An Essay on Oswald Spengler
June 9, 2012
AT The Brussels Journal, Thomas F. Bertonneau has an interesting essay on Oswald Spengler. Regarding the piece, Mr. Bertonneau writes:
I have come to think of him as the “Dutch Uncle” of the contemporary West, the guy your father warned you that you’d need “to have a talk with” if you got out of line.
He quotes from Spengler’s last book, The Hour of Decision (1933):
Has [anyone] eyes to see what is going on around him on the face of the globe? To see the immensity of the danger which looms over this mass of peoples? I do not speak of the educated or uneducated city crowds, the newspaper-readers, the herds who vote at elections – and for that matter, there is no longer any quality-difference between voters and those for whom they vote – but of the ruling classes of the White nations, insofar as they have not been destroyed, of the statesmen insofar as there are any left; of the true leaders of policy, of economic life, of armies, and of thought.

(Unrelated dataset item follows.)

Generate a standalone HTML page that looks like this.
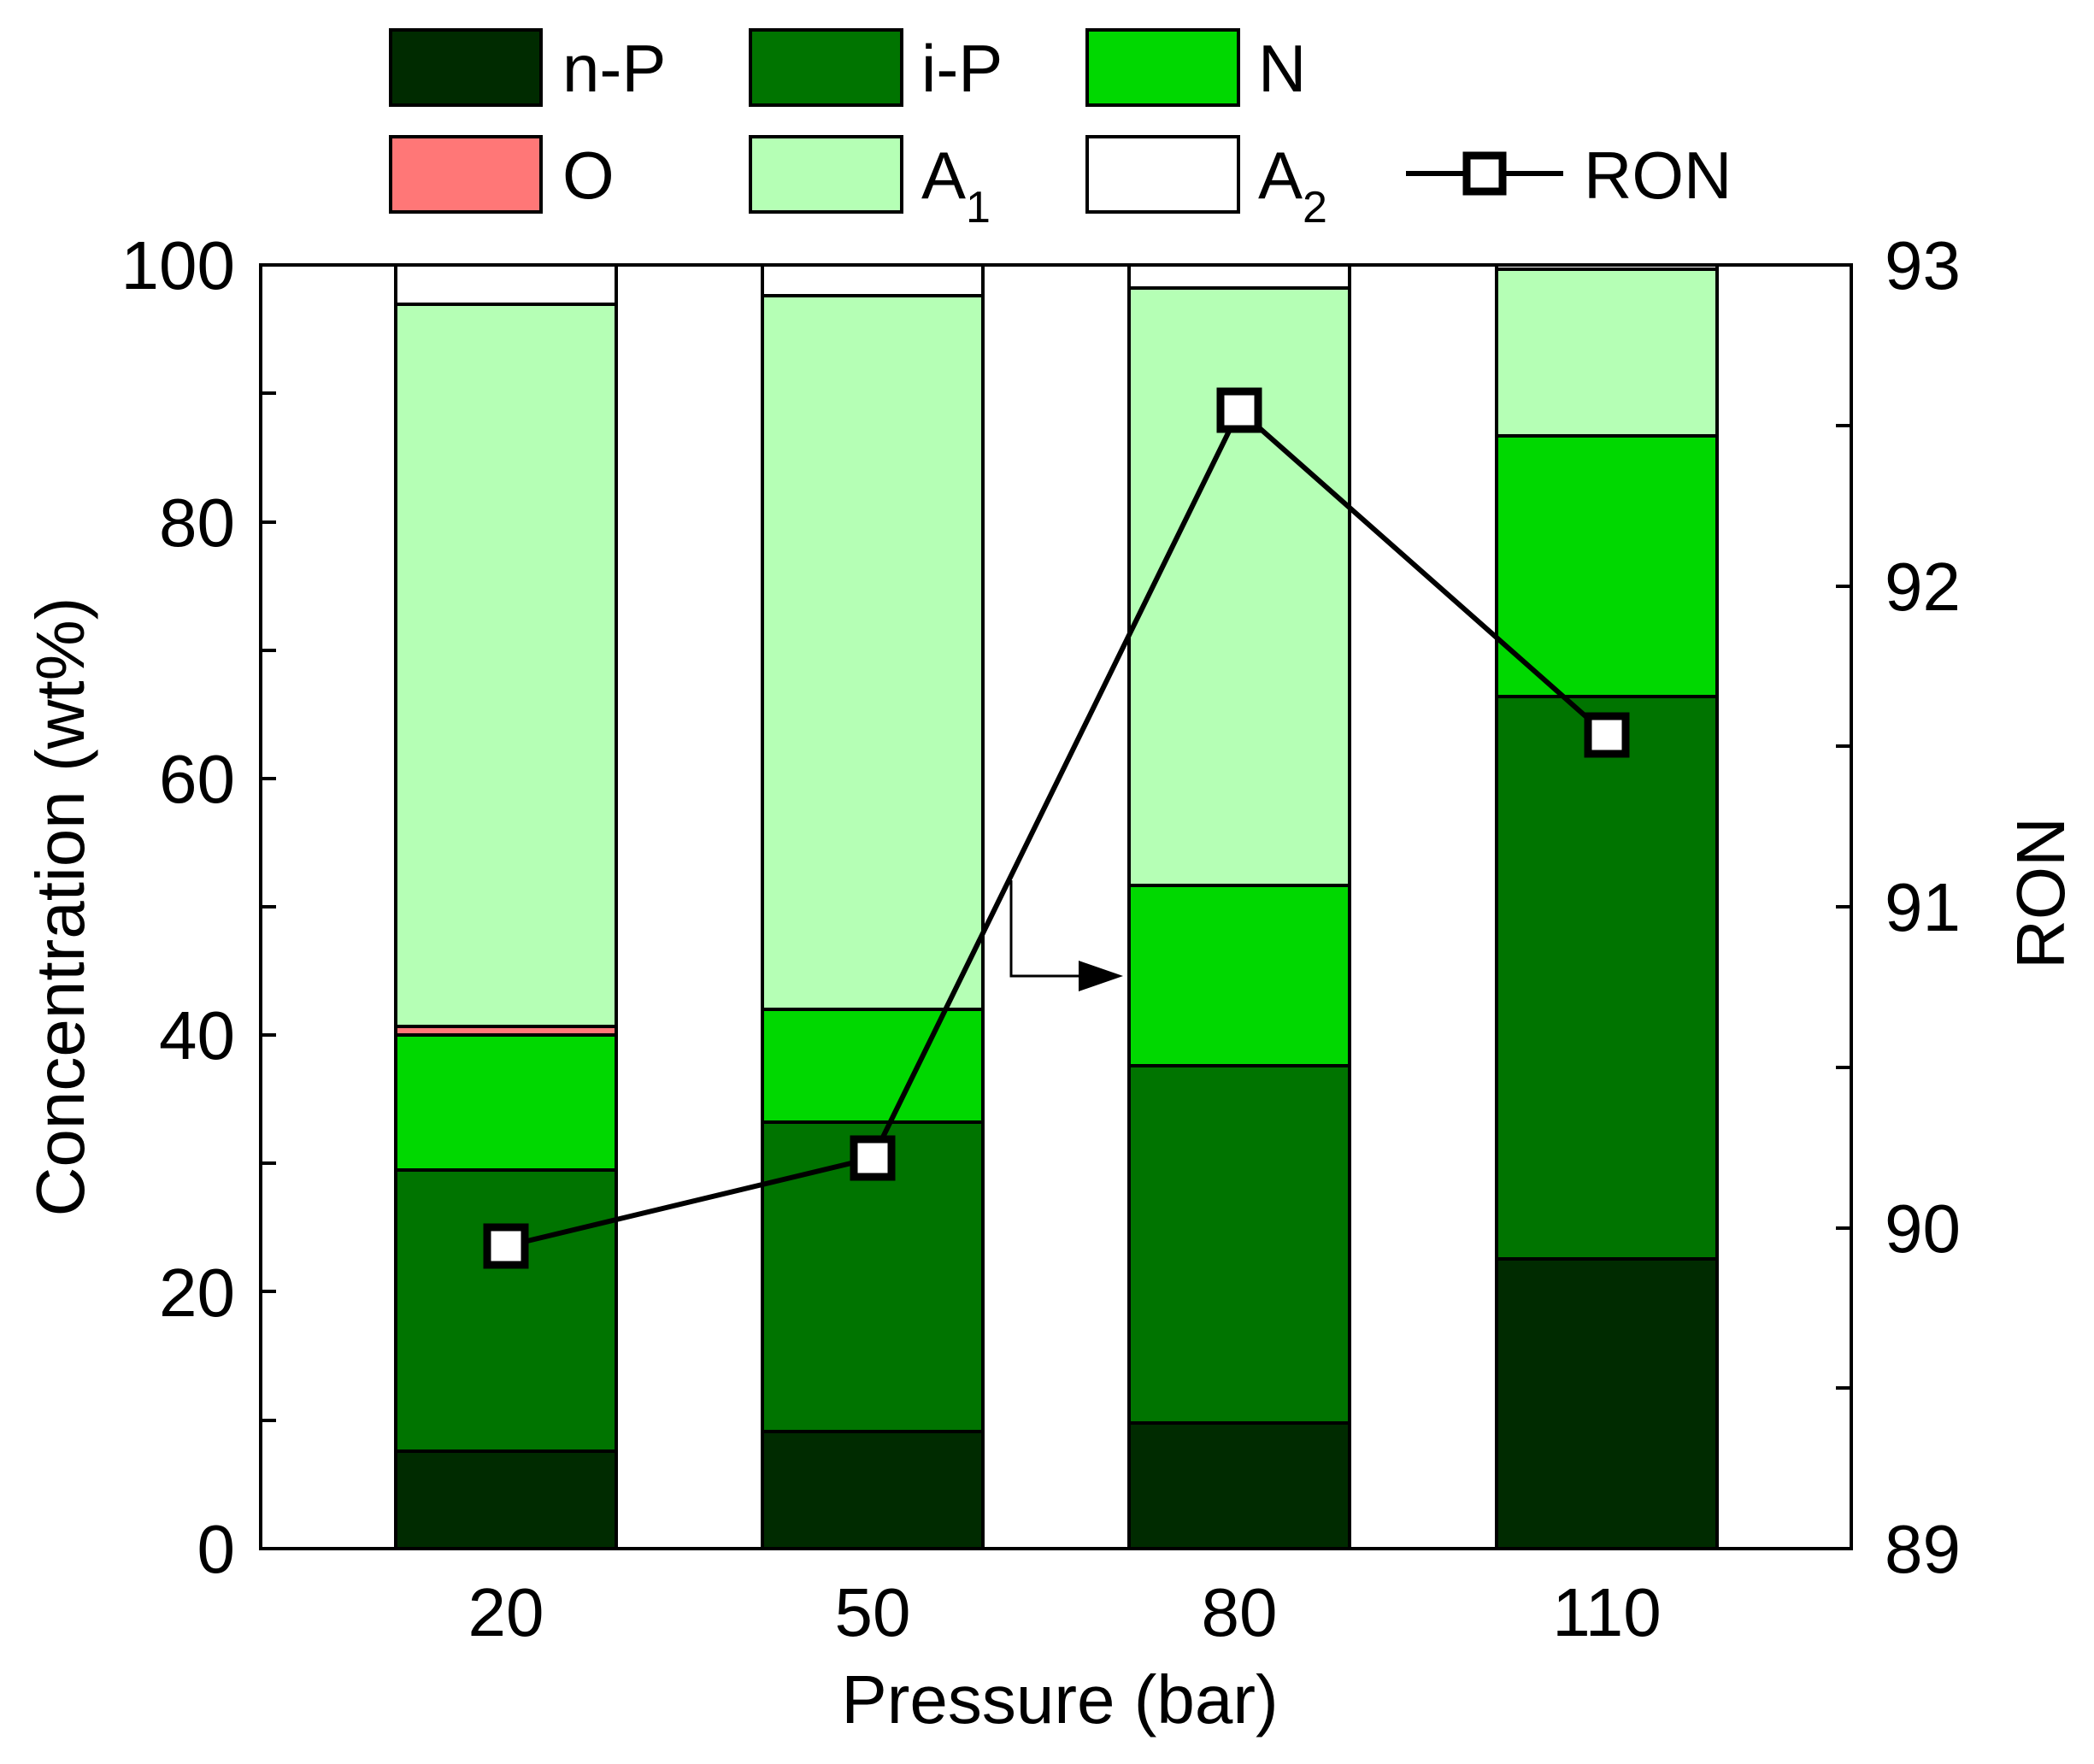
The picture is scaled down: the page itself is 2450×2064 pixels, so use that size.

Does anyone, I ask, see over and beyond his time, his own continent, his country, or even the narrow circle of his own activities?
— Comments —
Steve Kogan writes:
There are certain books that I carry within me for their remarkable prose and depth of insight into the modern age, among them John Dos Passos’ Orient Express (1927) and his trilogy U.S.A. (1936), Spengler’s The Hour of Decision (1933), and Blaise Cendrars’ L’Homme Foudroyé (1945) – literally and figuratively “The Man Who Was Blown Away.” I applaud Tom Bertonneau for helping to bring The Hour of Decision into public view, nor is it the size of the audience that matters, only that a particle of truth be made available to take root where it can.
Mr. Bertonneau writes:
Thank you for drawing reader attention to the essay on Oswald Spengler at The Brussels Journal. I would ask interested parties also to read the sensitive and illuminating comments that follow the article, all of which add original insights to the discussion of Spengler’s understanding of our time. If I singled out Steve Kogan’s comment and “Mpresley’s,” it would not imply any defect in any of the other comments.
Joseph L. Ebbecke writes:
This is as good as finding out about The Bostonians on your site for which, by the way, I have never thanked you. I do so now.
I’ve been a Spenglerian for almost 40 years.
My recently deceased cyber-friend, John Reilly, was deeply informed by Spengler’s thought and wrote several books about it, including a computer program to predict future history.
I’ve put up a brief tribute to John, who deserves to be better known.
Mr. Bertonneau writes:
My thanks go to Mr. Ebbecke for reference to John Reilly, who appears to have had as good a grasp of Spengler as any. It is quite interesting how certain other names turn inevitably in any discussion of Spengler: Nietzsche, Guenon, Toynbee, Berdyaev. They are all present in Reilly’s discussion.